Wednesday, August 15, 2007
Grim Natwick - Drawings and Ideas are part of what animation is
Marc Deckter put up a really good post about Grim Natwick.
DUCK WALK: GRIM NATWICK'S DANCING WAITER
This is animation from 1930-before there were any "rules" about how to animate. They didn't know much about squash and stretch, overlapping action, maintaining volumes, smeared inbetweens, cushions, secondary actions, etc...It isn't super smooth like Disney became a few years later.
But it has something that much "polished" animation that uses all the principles sometimes neglects.
Drawings and motions that are fun and funny.
In the early days, animators thought in terms of entertainment first. How funny can I make my walks and dances and dialogue?
Grim did his best stuff before he was swayed by the mass hypnosis that Disney cast over the whole industry in the late 30s.
Once animation got "smoother" and had weight and all these other abstract properties, many animators started losing track of what cartoons were all about in the first place.
I personally believe in knowing all the fundamental principles of animation, but I don't think that is enough to make entertainment.

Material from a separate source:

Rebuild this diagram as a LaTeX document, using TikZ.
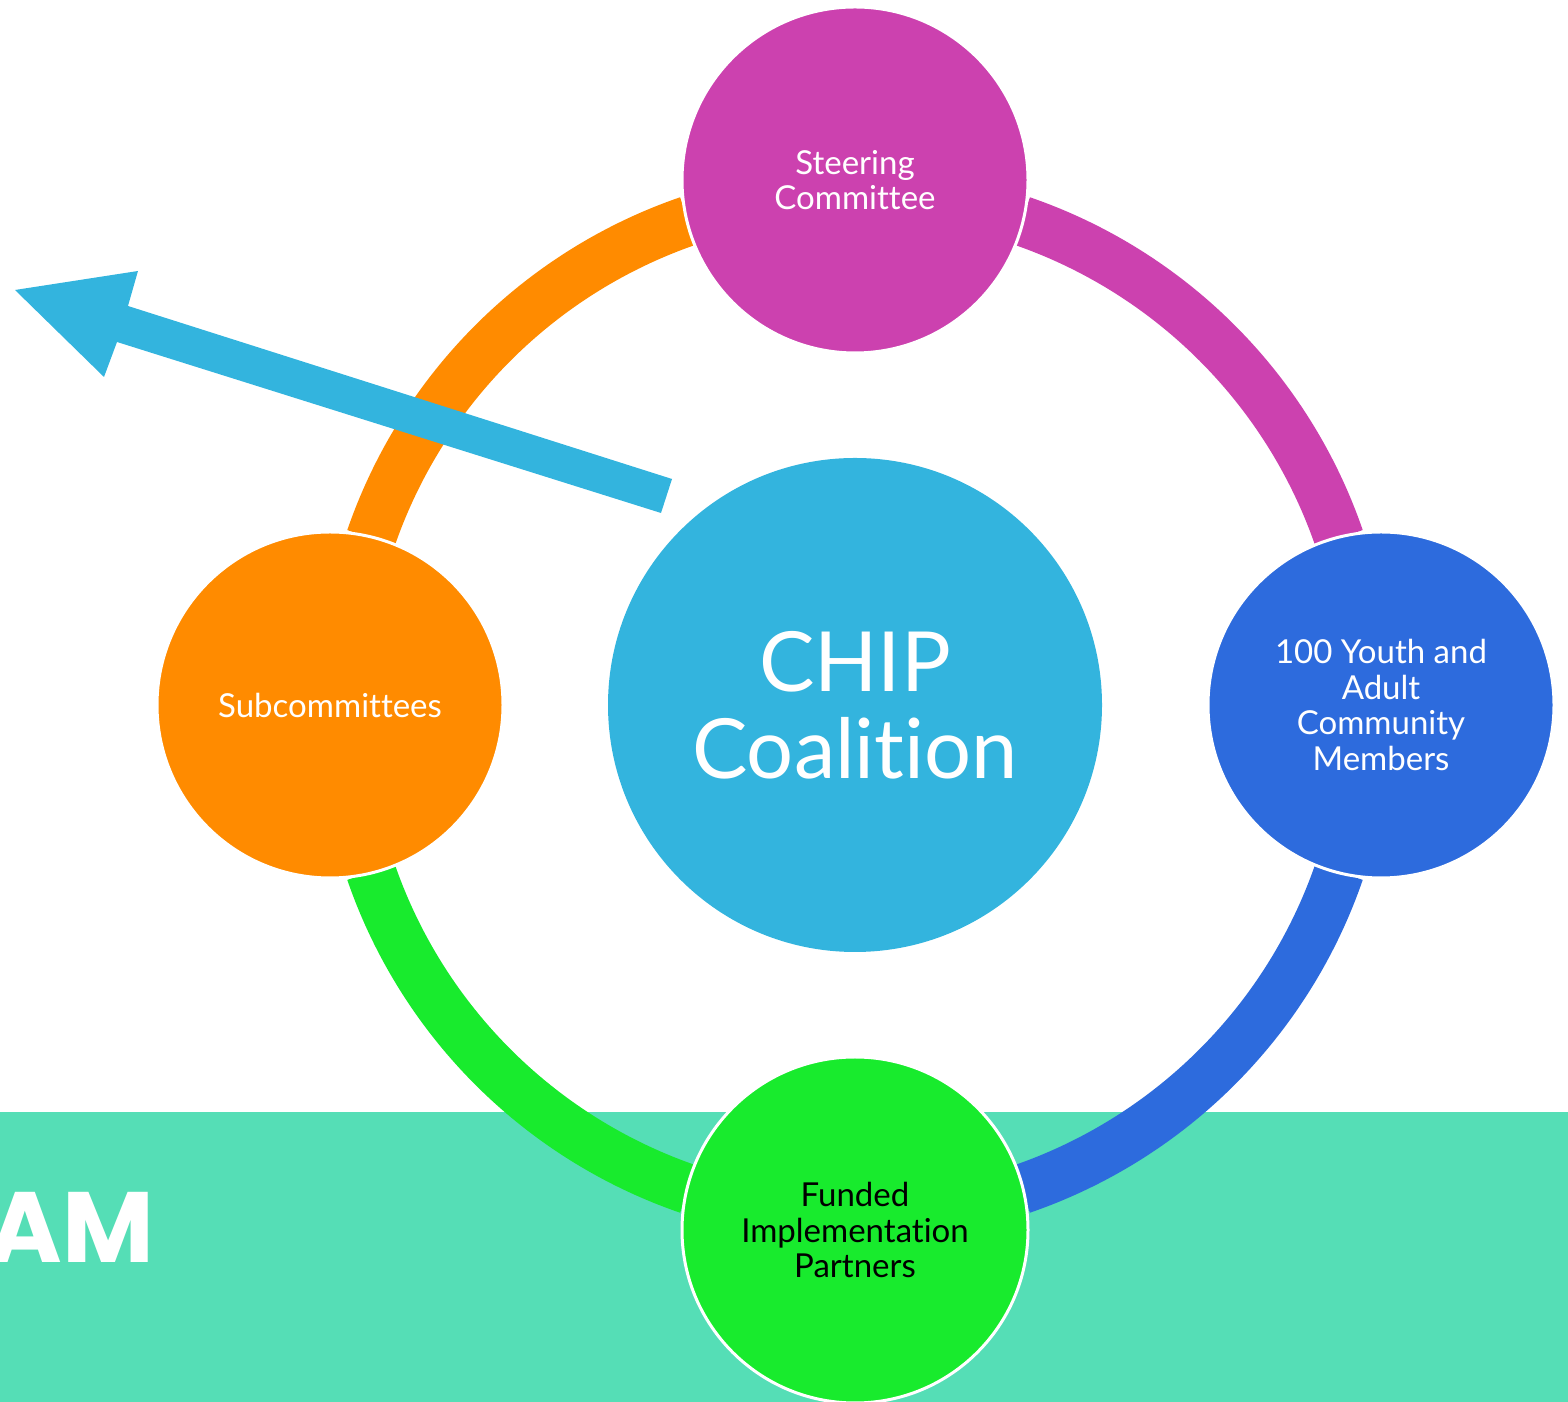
\documentclass[tikz,border=0pt]{standalone}
\usepackage{fontspec}
\setmainfont{Lato}[Ligatures={NoCommon}]
\newfontfamily\amfont{Poppins}
\definecolor{cCenter}{HTML}{33B4DE}
\definecolor{cMag}{HTML}{CC41AF}
\definecolor{cBlue}{HTML}{2D6BDD}
\definecolor{cGreen}{HTML}{18EB2D}
\definecolor{cOrange}{HTML}{FF8B00}
\definecolor{cTeal}{HTML}{55DEB6}
\tikzset{
  member/.style={circle, minimum size=346pt, inner sep=0pt, draw=white, line width=3pt,
    align=center, text=white, font=\fontsize{33}{35.5}\selectfont},
  ringarc/.style={line width=50pt, line cap=butt},
}
\begin{document}
\begin{tikzpicture}[x=1pt,y=1pt]
\useasboundingbox (0,0) rectangle (1568,1402);
% teal band
\fill[cTeal] (0,0) rectangle (1568,290);
\coordinate (C) at (855,697);
% ring arcs
\draw[ringarc, cMag]    ([shift={(19:512pt)}]C) arc[start angle=19, end angle=71, radius=512pt];
\draw[ringarc, cOrange] ([shift={(109:512pt)}]C) arc[start angle=109, end angle=161, radius=512pt];
\draw[ringarc, cGreen]  ([shift={(199:512pt)}]C) arc[start angle=199, end angle=251, radius=512pt];
\draw[ringarc, cBlue]   ([shift={(289:512pt)}]C) arc[start angle=289, end angle=341, radius=512pt];
% nodes
\node[circle, minimum size=494pt, inner sep=0pt, fill=cCenter, text=white, align=center,
      font=\fontsize{83}{87}\selectfont] (center) at (C) {CHIP\\Coalition};
\node[member, fill=cMag] (steer) at (855,1222) {Steering\\Committee};
\node[member, fill=cBlue] (youth) at (1381,697) {100 Youth and\\Adult\\Community\\Members};
\node[member, fill=cGreen, text=black] (funded) at (855,172) {Funded\\Implementation\\Partners};
\node[member, fill=cOrange] (sub) at (330,697) {Subcommittees};
% arrow
\coordinate (tailA) at (672,923);
\coordinate (tailB) at (661,889);
\coordinate (tip) at (15,1112);
\fill[cCenter] (tailA) -- (128,1096) -- (138,1131) -- (tip) -- (104,1025) -- (117,1060) -- (tailB) -- cycle;
% partial title text
\node[anchor=base east, inner sep=0pt, text=white, font=\amfont\bfseries\fontsize{100}{100}\selectfont] (am) at (154,139) {AM};
\end{tikzpicture}
\end{document}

Smooth movement isn't entertaining by itself. It's impressive, but not as impressive to me as fun drawings and actions and ideas moving. The principles of animation should be in service of the drawings and entertainment, it shouldn't be an end in itself.
Here is a clip from Cats Don't Dance. The movement is great for sure, but what is being animated is just standard drawings that we've seen a million times before.
It's a polished version of Tiny Toons designs and poses with some Don Bluth thrown in.
Don't get me wrong, I think these animators are hugely talented and would love to be able to work with a great crew like this and have a similar budget to make a fully animated movie.
I just lament that the business uses such strong talent to do the same stuff over and over again. -and to make each animator basically design, draw and move things the same way.